Floating point has a bad problem with differences that can crop up in very unusual ways. For example, let's say you are working with values that possess a relatively wide dynamic range and you need to calculate the standard deviation:
$$\sigma=\sqrt{\frac{\Sigma \:\left(x_i-\overline{x}\right)^2}{N}}$$
The above requires first to compute \$\overline{x}\$, which requires one pass through the data, and then the above calculation requiring a second pass through the data. Often, it's not even possible to do it that way because the data is coming in fast, there's lots of it, and there's only a small bit of RAM for buffering. So one common optimization, found with a very few simple algebraic steps, uses two summations:
$$\sigma=\sqrt{\frac{\Sigma \:x_i^2}{N}-\frac{\left(\Sigma\: x_i\right)^2}{N^2}}$$
(Let's leave aside questions about full and sample populations.)

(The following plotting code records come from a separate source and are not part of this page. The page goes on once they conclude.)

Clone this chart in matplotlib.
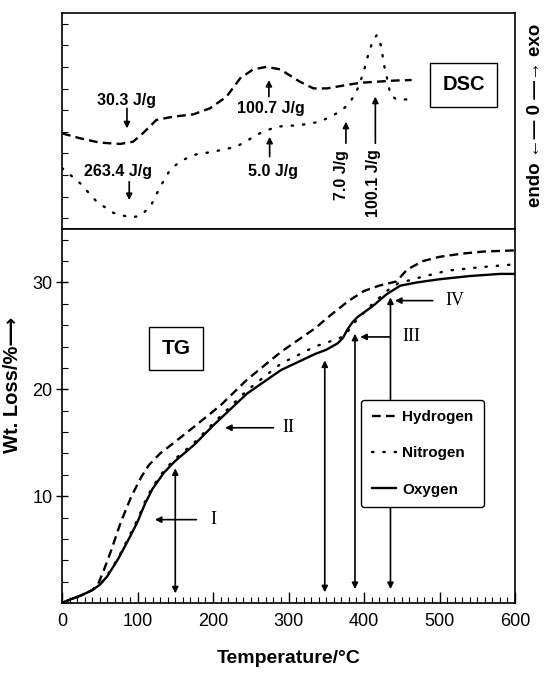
import matplotlib
matplotlib.use("Agg")
import matplotlib.pyplot as plt
from matplotlib.ticker import MultipleLocator

plt.rcParams["font.family"] = ["Liberation Sans", "DejaVu Sans"]

# --- DSC traces (arbitrary heat-flow units) ---
dsc_h2_t = [0, 24, 50, 77, 94, 107, 125, 147, 174, 196, 218, 236, 253, 271, 289,
            315, 333, 351, 377, 395, 417, 439, 463]
dsc_h2_v = [4.43, 4.20, 4.00, 3.94, 4.04, 4.43, 5.05, 5.20, 5.31, 5.59, 6.13, 6.98,
            7.39, 7.51, 7.39, 6.82, 6.51, 6.51, 6.67, 6.77, 6.82, 6.87, 6.90]
dsc_n2_t = [0, 6, 24, 46, 68, 90, 103, 117, 130, 143, 156, 174, 200, 231, 262, 284,
            315, 342, 364, 379, 390, 399, 406, 412, 417, 423, 426, 430, 435, 443, 463]
dsc_n2_v = [2.82, 2.65, 2.12, 1.26, 0.75, 0.54, 0.60, 1.03, 1.96, 2.73, 3.12, 3.43,
            3.58, 3.81, 4.43, 4.74, 4.81, 4.97, 5.36, 5.74, 6.36, 7.21, 8.13, 8.75,
            8.98, 8.44, 7.67, 7.05, 6.20, 6.00, 6.00]

# --- TG traces (wt. loss %) ---
tg_o2_t = [0, 10, 25, 40, 50, 60, 75, 90, 100, 110, 120, 135, 150, 175, 200, 245,
           290, 335, 350, 365, 372, 378, 385, 392, 410, 430, 448, 470, 500, 540, 580, 600]
tg_o2_w = [0, 0.3, 0.7, 1.2, 1.7, 2.5, 4.2, 6.2, 7.6, 9.3, 10.7, 12.2, 13.3, 14.8,
           16.6, 19.6, 21.8, 23.3, 23.7, 24.3, 24.8, 25.6, 26.3, 26.8, 27.7, 28.9,
           29.7, 30.0, 30.3, 30.6, 30.8, 30.8]
tg_h2_t = [0, 10, 25, 40, 48, 55, 65, 78, 92, 105, 115, 130, 150, 175, 210, 245,
           290, 335, 355, 380, 400, 420, 443, 457, 478, 500, 530, 560, 600]
tg_h2_w = [0, 0.3, 0.7, 1.2, 1.8, 3.0, 4.9, 7.6, 10.0, 11.8, 12.9, 14.0, 15.1, 16.5,
           18.5, 20.9, 23.5, 25.7, 26.9, 28.3, 29.2, 29.7, 30.1, 31.2, 32.0, 32.4,
           32.7, 32.9, 33.0]
tg_n2_t = [0, 10, 25, 40, 50, 60, 75, 90, 100, 110, 120, 135, 150, 175, 200, 245,
           290, 335, 360, 375, 383, 392, 410, 430, 445, 470, 510, 550, 600]
tg_n2_w = [0, 0.3, 0.7, 1.2, 1.7, 2.6, 4.3, 6.4, 7.8, 9.5, 10.9, 12.4, 13.5, 15.0,
           16.8, 19.9, 22.4, 24.0, 24.6, 25.0, 25.9, 26.6, 27.9, 29.2, 29.9, 30.4,
           31.1, 31.4, 31.7]

# DSC peak annotations: label, text (T, v), arrow T, arrow from, arrow to, rotation
dsc_notes = [
    ("30.3 J/g", 86, 5.97, 86, 5.59, 4.66, 0),
    ("263.4 J/g", 74, 2.65, 89, 2.19, 1.34, 0),
    ("100.7 J/g", 277, 5.59, 274, 6.13, 6.90, 0),
    ("5.0 J/g", 280, 2.65, 275, 3.35, 4.27, 0),
    ("7.0 J/g", 370, 2.50, 376, 3.97, 4.97, 90),
    ("100.1 J/g", 412, 2.12, 415, 3.97, 6.13, 90),
]

# TG stage markers: temperature, bottom, top of double arrow
stage_temps = [150, 348, 388, 435]
stage_lo = [0.9, 1.0, 1.3, 1.3]
stage_hi = [12.6, 22.7, 25.2, 28.6]

# stage labels: label, text T, W, arrow from T, arrow to T
stage_labels = [
    ("I", 200, 7.8, 178, 123),
    ("II", 300, 16.4, 280, 216),
    ("III", 463, 24.9, 434, 395),
    ("IV", 520, 28.3, 491, 441),
]

fig = plt.figure(figsize=(5.46, 6.75), dpi=100)
ax_dsc = fig.add_axes([0.1136, 0.6607, 0.8297, 0.3200])
ax_tg = fig.add_axes([0.1136, 0.1067, 0.8297, 0.5540])

dash = (0, (3.7, 2.2))
dot = (0, (0.6, 4.2))

# DSC panel
ax_dsc.plot(dsc_h2_t, dsc_h2_v, color="k", lw=1.7, ls=dash)
ax_dsc.plot(dsc_n2_t, dsc_n2_v, color="k", lw=1.7, ls=dot, dash_capstyle="round")
ax_dsc.set_xlim(0, 600)
ax_dsc.set_ylim(0, 10)
ax_dsc.set_xticks([])
ax_dsc.set_yticks([i + 0.5 for i in range(10)])
ax_dsc.tick_params(axis="y", direction="in", length=4, labelleft=False)

arrow_kw = dict(arrowstyle="-|>", color="k", lw=1.2, mutation_scale=9,
                shrinkA=0, shrinkB=0)
for label, tx, ty, ax_t, a0, a1, rot in dsc_notes:
    ax_dsc.text(tx, ty, label, ha="center", va="center", fontsize=11.5,
                fontweight="bold", rotation=rot)
    ax_dsc.annotate("", xy=(ax_t, a1), xytext=(ax_t, a0), arrowprops=arrow_kw)

ax_dsc.text(532, 6.67, "DSC", ha="center", va="center", fontsize=14.5,
            fontweight="bold",
            bbox=dict(boxstyle="square,pad=0.62", fc="white", ec="k", lw=1.0))

fig.text(535 / 546, 1 - 115 / 675, "endo \u2190\u2014 0 \u2014\u2192 exo",
         rotation=90, ha="center", va="center", fontsize=13.5, fontweight="bold")

# TG panel
l_h2, = ax_tg.plot(tg_h2_t, tg_h2_w, color="k", lw=1.7, ls=dash, label="Hydrogen")
l_n2, = ax_tg.plot(tg_n2_t, tg_n2_w, color="k", lw=1.7, ls=dot,
                   dash_capstyle="round", label="Nitrogen")
l_o2, = ax_tg.plot(tg_o2_t, tg_o2_w, color="k", lw=1.7, label="Oxygen")
ax_tg.set_xlim(0, 600)
ax_tg.set_ylim(0, 35)
ax_tg.set_xticks(range(0, 601, 100))
ax_tg.set_yticks([10, 20, 30])
ax_tg.xaxis.set_minor_locator(MultipleLocator(10))
ax_tg.yaxis.set_minor_locator(MultipleLocator(2))
ax_tg.tick_params(axis="x", which="major", direction="in", length=8, width=1,
                  labelsize=13, pad=7)
ax_tg.tick_params(axis="x", which="minor", direction="in", length=4, width=0.8)
ax_tg.tick_params(axis="y", which="major", direction="inout", length=8, width=1,
                  labelsize=13, pad=3)
ax_tg.tick_params(axis="y", which="minor", direction="in", length=4, width=0.8)

ax_tg.set_xlabel("Temperature/\u00b0C", fontsize=14, fontweight="bold")
ax_tg.xaxis.set_label_coords(0.5, -0.125)
ax_tg.set_ylabel("Wt. Loss/%\u27f6", fontsize=14.5, fontweight="bold")
ax_tg.yaxis.set_label_coords(-0.088, 0.584)

dbl_kw = dict(arrowstyle="<|-|>", color="k", lw=1.2, mutation_scale=9,
              shrinkA=0, shrinkB=0)
for t, lo, hi in zip(stage_temps, stage_lo, stage_hi):
    ax_tg.annotate("", xy=(t, hi), xytext=(t, lo), arrowprops=dbl_kw)

for label, tx, ty, a0, a1 in stage_labels:
    ax_tg.text(tx, ty, label, ha="center", va="center", fontsize=13,
               family="Liberation Serif")
    ax_tg.annotate("", xy=(a1, ty), xytext=(a0, ty), arrowprops=arrow_kw)

ax_tg.text(151, 23.8, "TG", ha="center", va="center", fontsize=15,
           fontweight="bold",
           bbox=dict(boxstyle="square,pad=0.58", fc="white", ec="k", lw=1.0))

leg = ax_tg.legend(handles=[l_h2, l_n2, l_o2], loc="upper left",
                   bbox_to_anchor=(0.66, 0.544), borderaxespad=0,
                   prop=dict(size=11, weight="bold"),
                   handlelength=1.6, handletextpad=0.4, labelspacing=1.45,
                   borderpad=0.7, fancybox=True, framealpha=1, edgecolor="k")
leg.get_frame().set_linewidth(1.0)
leg.set_zorder(6)

for ax in (ax_dsc, ax_tg):
    for s in ax.spines.values():
        s.set_linewidth(1.2)

fig.savefig("out.png", dpi=100)
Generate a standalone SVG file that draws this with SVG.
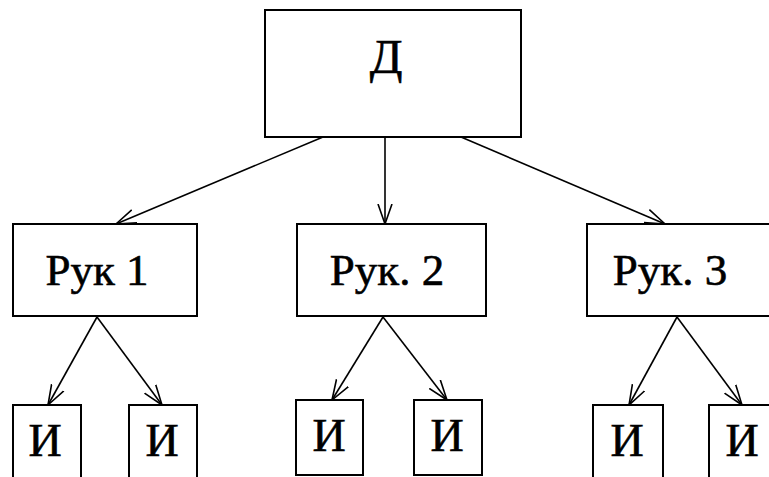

The above just requires two summations, which can be performed as "running sums" and only one pass through the data so there's no requirement to buffer it. Seems like a good idea?
Well, maybe. Maybe not.
Suppose the situation just happened to be the worst possible case. \$x_0\$ is the largest magnitude value in the set and the remaining values are magically sorted from lowest to largest, so that \$x_1\$ is the smallest value and \$x_{N-1}\$ is the 2nd to the largest value (remember, \$x_0\$ is the largest.) In this odd case, once the largest value (\$x_0\$) is summed, then the following tiny values will "round out" and won't accumulate. They are too small for the format. So the largest value encountered first causes many other values to wash out before they have a chance to accumulate into something that might have affected the lower order bits.
Now look at the above equation. It's the difference of two values. If those two terms (prior to taking the square root) are nearby values, which can be the case, then the subtraction will destroy many of the higher order bits leaving only a very few precision bits near the bottom of the format. (And still worse, should the algorithm be unfortunate enough to have generated a large running sum before encountering small values, still fewer useful precision bits may remain.) The resulting calculation may be very poor and not nearly as good as it might have been had the author been more fully aware of the pitfalls and designed for them.
Had the numbers been pre-sorted, smallest to largest, then the summations would allow the smaller values to accumulate sufficiently to impact the lower order bits of the final sum and preserve more of the precision, than otherwise. But, of course, this now means buffering the values, too.
The point here is that every time you use floating point, you have to engage yourself in analyzing the algorithm details far more than you might have to, with integers. So I generally avoid floating point whenever possible. It's just easier that way. If I use floating point, I will generate exhaustive analysis of the algorithms designed to demonstrate confidence in them across a variety of situations. (Like any engineer should do.)
There also are generic floating point testing suites, some I think available as open source code you can compile yourself, that will help vet library routines and how the compiler processes and optimizes the code. That won't address itself directly to your situation, but it can give you clues about 'gotchas' to consider when thinking through your situation.
Compilers usually first turn expressions into tree structures, and then early-optimized into DAGs (directed acyclic graphs) to include as part of a basic code block. How all these details get optimized both early on, as well as later, can vary quite a bit. And none of that optimization is going to be aware of your specific numerical situation. So the choices made by a compiler are fairly "blind" to your needs and often may not serve your situation well. (Determining that fact is your job, if you choose floating point.) Again, these caveats and/or extra analysis and evaluation time needed become yet another reason to simply avoid floating point in the first place.
So my general recommendation, without knowing specific application details, is "don't use floating point in embedded applications." Of course, granting the exceptions I discussed earlier where floating point may be required. Also, there are those trivial times when it doesn't really matter that much. For example, if you have an integer ADC value that needs to be displayed on some 7-seg LED display as a decimal point value (Celsius, for example?) and a simple expression that uses floating point saves you some "thinking" about the integer and just makes it easier without risking anything important. (I'm still tempted to just work out the integer details and avoid floating point. But time is time and if the customer is paying for it and I know this choice won't harm them, then I very well might use floating point and associated libraries at the "end point" of a chain of computations for display purposes.)